August 10, 2022
1 min read
Remote patient monitoring with health coaching improved quality of life, self-management, daily physical activity, sleep and depression scores in patients with COPD, according to new data published in Annals of the American Thoracic Society.
“We found that remote patient monitoring with health coaching produces a significant and clinically meaningful improvement in the disease-specific physical and emotional quality of life in moderate to severe COPD patients,” Roberto P. Benzo, MD, MS, founding director in the division of pulmonary, critical care and sleep medicine at the Mindful Breathing Laboratory at Mayo Clinic in Rochester, Minnesota, and colleagues wrote. “This study is the first study of remote patient monitoring in COPD that improves quality of life: three previous remote patient monitoring studies have been ineffective in improving quality of life [and] health care utilization.”
The multicenter clinical trial included 375 adults with COPD (mean age, 69 years; 59% women). All patients were randomly assigned to 12-week remote patient monitoring with health coaching (n = 188) or wait-list usual care (n = 187). The 12-week group had weekly health coaching calls and a remote monitoring system that included a computer tablet, an activity monitor to wear at all times and an oximeter used during daily exercise. The usual care group received an educational packet of 12 self-management themes for weekly self-study.
The primary outcomes were physical and emotional quality of life measured by the Chronic Respiratory Disease Questionnaire (CRQ) summary score.
Researchers reported a clinically meaningful difference at 12 weeks in physical (difference = 0.54 points; P < .001) and emotional (difference = 0.51 points; P < .001) CRQ summary scores between patients in the intervention group compared with the control group.
Secondary outcomes of domains including self-management, daily physical activity, sleep and depression scores all also improved in patients in the intervention group compared with the control group (P < .01 for all).
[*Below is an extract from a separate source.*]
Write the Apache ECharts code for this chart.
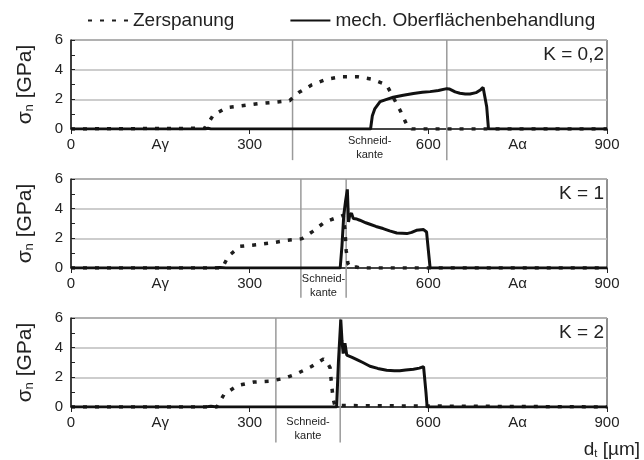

These changes maintained at 24 weeks.
“[R]emote patient monitoring with health coaching represents a sustainable alternative for individuals that cannot attend conventional pulmonary rehabilitation or prefer a home intervention focused on lifestyle and behavior change,” the researchers wrote. “Health coaching with lifestyle monitoring aimed to promote wellness, defined by the WHO has an active process of becoming aware of and making choices towards a fulfilling life and a state of balance and not merely the absence of disease.”